Show all lines of the listing that hold the word "this".

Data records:
╔══

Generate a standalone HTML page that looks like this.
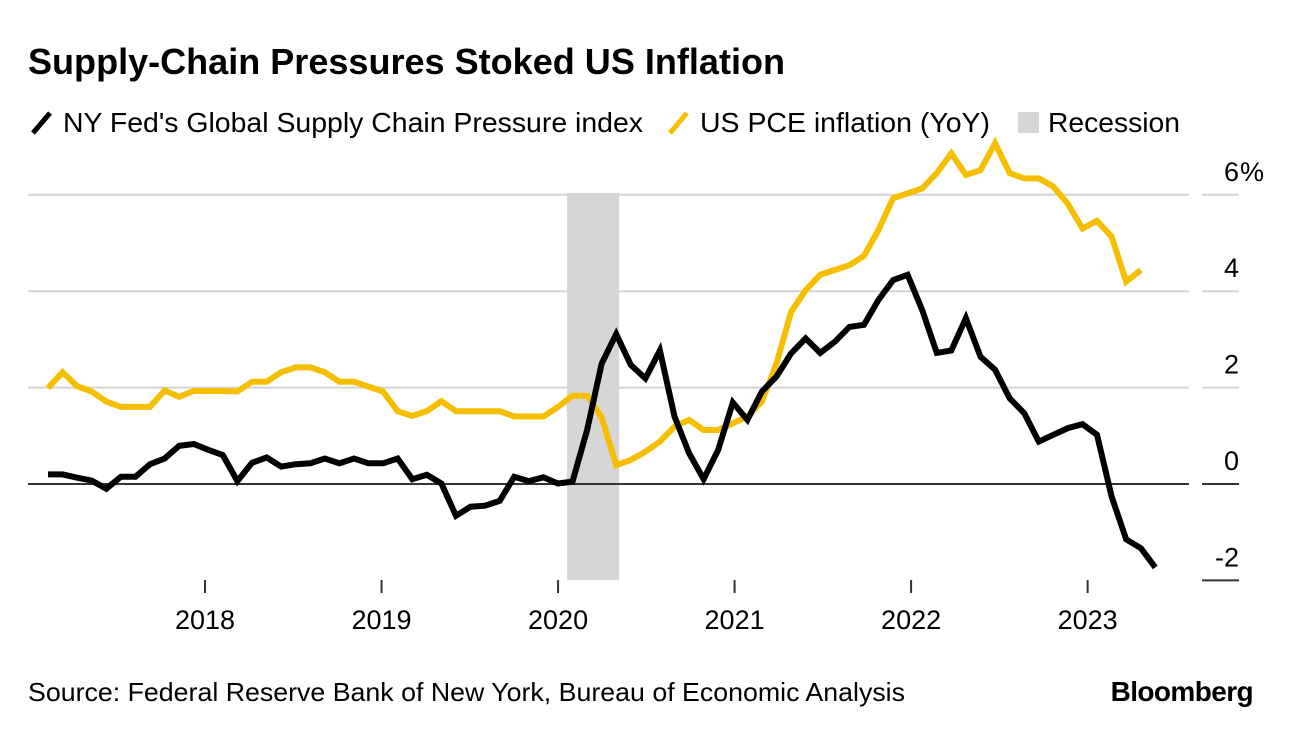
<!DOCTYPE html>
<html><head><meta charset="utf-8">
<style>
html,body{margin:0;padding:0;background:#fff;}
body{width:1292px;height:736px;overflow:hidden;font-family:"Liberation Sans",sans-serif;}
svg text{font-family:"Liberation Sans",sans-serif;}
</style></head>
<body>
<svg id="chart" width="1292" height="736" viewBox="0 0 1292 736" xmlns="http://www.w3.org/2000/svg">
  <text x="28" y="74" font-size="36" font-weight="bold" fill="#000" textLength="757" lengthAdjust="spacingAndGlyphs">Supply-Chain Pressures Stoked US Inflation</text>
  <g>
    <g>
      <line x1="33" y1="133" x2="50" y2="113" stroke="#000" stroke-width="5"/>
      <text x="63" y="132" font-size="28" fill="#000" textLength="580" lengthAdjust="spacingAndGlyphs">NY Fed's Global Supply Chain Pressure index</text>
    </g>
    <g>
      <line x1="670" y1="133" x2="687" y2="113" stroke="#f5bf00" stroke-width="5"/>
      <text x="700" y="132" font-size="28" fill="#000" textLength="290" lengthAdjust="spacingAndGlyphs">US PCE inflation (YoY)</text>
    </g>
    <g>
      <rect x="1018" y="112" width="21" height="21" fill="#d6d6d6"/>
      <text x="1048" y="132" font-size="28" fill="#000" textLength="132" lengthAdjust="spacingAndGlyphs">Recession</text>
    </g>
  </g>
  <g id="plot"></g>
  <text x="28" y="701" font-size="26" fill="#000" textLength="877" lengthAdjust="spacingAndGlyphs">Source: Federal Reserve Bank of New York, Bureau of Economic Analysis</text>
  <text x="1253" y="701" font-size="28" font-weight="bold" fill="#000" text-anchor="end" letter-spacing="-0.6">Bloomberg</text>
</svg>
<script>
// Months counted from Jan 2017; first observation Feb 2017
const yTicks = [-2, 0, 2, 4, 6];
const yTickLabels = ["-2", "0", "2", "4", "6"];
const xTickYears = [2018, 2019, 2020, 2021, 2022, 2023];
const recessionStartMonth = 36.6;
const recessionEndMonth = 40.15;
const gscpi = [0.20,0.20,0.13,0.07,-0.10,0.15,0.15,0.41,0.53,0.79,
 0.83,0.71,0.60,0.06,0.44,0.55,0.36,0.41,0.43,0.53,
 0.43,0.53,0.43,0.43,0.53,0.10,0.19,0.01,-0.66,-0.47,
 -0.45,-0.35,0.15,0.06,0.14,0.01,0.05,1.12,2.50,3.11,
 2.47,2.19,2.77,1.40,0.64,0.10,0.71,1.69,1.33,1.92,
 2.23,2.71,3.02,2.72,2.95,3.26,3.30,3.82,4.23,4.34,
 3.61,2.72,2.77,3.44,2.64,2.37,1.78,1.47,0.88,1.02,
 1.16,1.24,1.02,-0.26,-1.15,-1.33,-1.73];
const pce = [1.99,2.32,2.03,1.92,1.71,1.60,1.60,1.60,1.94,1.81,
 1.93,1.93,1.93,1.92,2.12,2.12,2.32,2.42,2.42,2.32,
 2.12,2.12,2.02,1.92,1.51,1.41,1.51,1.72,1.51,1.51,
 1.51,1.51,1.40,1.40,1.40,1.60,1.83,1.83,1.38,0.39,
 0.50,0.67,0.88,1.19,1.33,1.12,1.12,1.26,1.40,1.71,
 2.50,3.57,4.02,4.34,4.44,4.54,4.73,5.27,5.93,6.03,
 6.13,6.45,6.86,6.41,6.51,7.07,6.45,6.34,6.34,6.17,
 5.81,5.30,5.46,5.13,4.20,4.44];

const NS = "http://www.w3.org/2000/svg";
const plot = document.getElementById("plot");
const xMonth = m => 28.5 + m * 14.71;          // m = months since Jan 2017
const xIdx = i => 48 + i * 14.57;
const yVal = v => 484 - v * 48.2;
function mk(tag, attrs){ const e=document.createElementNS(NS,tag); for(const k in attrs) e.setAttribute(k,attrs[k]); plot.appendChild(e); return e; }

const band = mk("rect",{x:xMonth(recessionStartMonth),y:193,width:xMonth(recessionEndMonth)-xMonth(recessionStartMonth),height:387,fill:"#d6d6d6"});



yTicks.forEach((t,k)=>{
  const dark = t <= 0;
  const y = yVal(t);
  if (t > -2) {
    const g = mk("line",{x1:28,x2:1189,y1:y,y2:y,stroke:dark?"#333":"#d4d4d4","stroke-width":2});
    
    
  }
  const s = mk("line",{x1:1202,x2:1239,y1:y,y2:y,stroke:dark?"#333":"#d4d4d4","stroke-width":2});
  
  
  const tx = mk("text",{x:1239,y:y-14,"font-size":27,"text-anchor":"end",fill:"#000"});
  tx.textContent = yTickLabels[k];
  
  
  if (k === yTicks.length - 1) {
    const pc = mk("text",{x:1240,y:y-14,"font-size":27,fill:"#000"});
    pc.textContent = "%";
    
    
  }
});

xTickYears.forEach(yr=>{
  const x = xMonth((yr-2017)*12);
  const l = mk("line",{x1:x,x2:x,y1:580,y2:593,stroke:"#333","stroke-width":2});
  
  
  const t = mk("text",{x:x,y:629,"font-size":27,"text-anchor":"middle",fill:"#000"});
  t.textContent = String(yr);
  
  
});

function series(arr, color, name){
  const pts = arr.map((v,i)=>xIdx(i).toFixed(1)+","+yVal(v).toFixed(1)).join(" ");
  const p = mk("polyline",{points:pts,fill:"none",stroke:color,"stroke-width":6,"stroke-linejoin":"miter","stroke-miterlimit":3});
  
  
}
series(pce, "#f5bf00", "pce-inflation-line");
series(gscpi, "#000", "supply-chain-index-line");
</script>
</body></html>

╚══
╔══

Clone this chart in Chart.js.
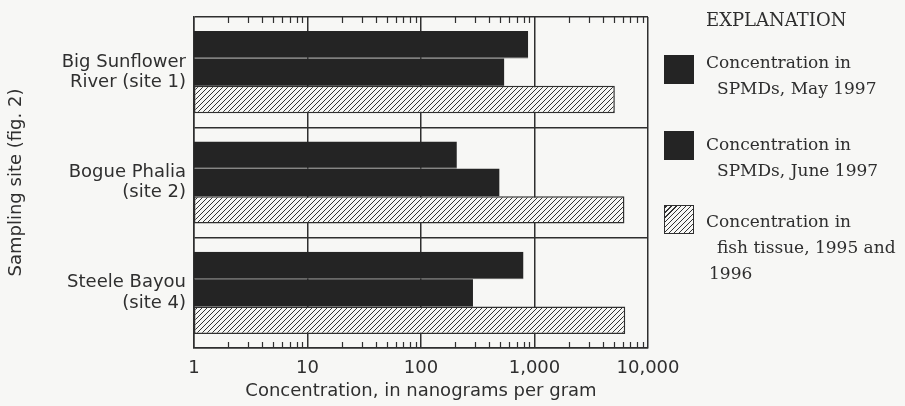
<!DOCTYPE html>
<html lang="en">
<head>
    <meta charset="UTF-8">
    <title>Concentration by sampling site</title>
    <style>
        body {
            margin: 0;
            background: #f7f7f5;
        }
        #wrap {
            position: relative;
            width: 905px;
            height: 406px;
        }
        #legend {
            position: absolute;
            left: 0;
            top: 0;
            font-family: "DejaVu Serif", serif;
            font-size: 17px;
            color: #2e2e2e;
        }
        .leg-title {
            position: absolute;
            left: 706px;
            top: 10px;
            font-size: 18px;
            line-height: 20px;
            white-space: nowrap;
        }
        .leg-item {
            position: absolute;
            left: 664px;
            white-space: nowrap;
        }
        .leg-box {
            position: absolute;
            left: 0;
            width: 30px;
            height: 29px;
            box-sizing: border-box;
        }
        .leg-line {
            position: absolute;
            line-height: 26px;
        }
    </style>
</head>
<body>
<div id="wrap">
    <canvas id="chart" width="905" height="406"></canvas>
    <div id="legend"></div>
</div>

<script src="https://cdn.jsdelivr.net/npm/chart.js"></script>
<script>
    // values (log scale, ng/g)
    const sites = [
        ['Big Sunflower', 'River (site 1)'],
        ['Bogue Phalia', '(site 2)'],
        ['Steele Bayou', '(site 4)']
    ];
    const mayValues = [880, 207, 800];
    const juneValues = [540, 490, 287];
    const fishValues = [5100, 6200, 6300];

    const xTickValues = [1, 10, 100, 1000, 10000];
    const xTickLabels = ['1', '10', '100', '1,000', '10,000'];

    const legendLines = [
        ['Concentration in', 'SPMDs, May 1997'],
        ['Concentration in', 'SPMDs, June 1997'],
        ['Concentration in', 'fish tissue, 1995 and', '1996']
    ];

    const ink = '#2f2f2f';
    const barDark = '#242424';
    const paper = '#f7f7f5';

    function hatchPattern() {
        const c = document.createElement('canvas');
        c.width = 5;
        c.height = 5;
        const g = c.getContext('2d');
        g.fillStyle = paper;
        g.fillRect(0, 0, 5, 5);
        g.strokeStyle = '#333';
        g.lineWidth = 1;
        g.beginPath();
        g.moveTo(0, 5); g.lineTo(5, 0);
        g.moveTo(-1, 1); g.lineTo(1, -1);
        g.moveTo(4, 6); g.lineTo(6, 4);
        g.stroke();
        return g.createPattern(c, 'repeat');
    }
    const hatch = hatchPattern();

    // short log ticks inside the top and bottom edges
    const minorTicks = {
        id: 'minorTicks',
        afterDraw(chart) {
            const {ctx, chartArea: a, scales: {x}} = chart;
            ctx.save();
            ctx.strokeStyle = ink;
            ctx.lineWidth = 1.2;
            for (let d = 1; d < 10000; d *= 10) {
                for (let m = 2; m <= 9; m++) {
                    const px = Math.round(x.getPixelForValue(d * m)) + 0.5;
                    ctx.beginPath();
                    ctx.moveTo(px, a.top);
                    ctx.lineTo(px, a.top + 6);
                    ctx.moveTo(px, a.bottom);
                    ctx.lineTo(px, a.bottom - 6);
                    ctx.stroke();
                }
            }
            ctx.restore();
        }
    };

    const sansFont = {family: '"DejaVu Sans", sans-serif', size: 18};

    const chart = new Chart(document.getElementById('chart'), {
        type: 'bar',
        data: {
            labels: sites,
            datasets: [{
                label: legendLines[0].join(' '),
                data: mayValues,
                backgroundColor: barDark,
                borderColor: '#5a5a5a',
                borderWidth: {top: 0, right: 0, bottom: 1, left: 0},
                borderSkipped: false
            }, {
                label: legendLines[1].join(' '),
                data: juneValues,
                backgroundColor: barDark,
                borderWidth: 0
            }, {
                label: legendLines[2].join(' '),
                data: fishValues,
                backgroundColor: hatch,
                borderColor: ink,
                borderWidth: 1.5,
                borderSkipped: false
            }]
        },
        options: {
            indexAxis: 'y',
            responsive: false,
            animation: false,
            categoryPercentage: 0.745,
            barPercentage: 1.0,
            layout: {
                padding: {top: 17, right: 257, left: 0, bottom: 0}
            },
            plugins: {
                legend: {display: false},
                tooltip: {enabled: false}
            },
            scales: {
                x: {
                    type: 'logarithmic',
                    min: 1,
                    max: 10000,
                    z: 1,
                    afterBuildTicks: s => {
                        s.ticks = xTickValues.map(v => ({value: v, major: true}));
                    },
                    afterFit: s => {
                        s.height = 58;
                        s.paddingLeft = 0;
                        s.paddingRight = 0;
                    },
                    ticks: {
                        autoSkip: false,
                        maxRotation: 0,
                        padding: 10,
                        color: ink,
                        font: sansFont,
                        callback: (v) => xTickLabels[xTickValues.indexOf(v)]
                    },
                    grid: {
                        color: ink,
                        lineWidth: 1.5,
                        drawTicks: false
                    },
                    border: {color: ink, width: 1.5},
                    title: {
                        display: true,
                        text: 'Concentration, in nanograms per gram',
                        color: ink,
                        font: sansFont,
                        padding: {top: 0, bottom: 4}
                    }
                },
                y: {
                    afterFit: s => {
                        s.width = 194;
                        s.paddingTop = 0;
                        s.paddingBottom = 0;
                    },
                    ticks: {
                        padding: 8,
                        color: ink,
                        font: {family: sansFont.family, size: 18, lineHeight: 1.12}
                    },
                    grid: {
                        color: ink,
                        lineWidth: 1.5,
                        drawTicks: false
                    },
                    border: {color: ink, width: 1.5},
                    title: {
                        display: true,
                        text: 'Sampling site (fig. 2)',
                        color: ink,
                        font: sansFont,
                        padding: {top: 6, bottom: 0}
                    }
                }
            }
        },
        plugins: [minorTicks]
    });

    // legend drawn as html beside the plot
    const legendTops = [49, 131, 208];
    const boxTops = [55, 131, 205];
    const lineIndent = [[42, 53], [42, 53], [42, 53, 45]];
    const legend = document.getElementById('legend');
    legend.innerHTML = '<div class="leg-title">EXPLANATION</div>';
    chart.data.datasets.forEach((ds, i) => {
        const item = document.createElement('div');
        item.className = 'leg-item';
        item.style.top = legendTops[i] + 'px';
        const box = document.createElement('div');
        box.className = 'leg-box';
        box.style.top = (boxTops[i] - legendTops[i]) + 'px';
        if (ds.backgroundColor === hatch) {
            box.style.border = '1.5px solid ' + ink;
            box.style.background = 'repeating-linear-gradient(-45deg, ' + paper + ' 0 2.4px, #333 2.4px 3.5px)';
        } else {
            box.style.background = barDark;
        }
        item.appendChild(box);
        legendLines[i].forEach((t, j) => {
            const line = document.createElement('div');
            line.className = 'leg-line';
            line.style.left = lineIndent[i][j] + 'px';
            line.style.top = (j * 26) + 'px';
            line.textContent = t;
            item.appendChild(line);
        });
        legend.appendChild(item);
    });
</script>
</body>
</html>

╚══

## Exercise result:
Generate a standalone HTML page that looks like this.
Clone this chart in Chart.js.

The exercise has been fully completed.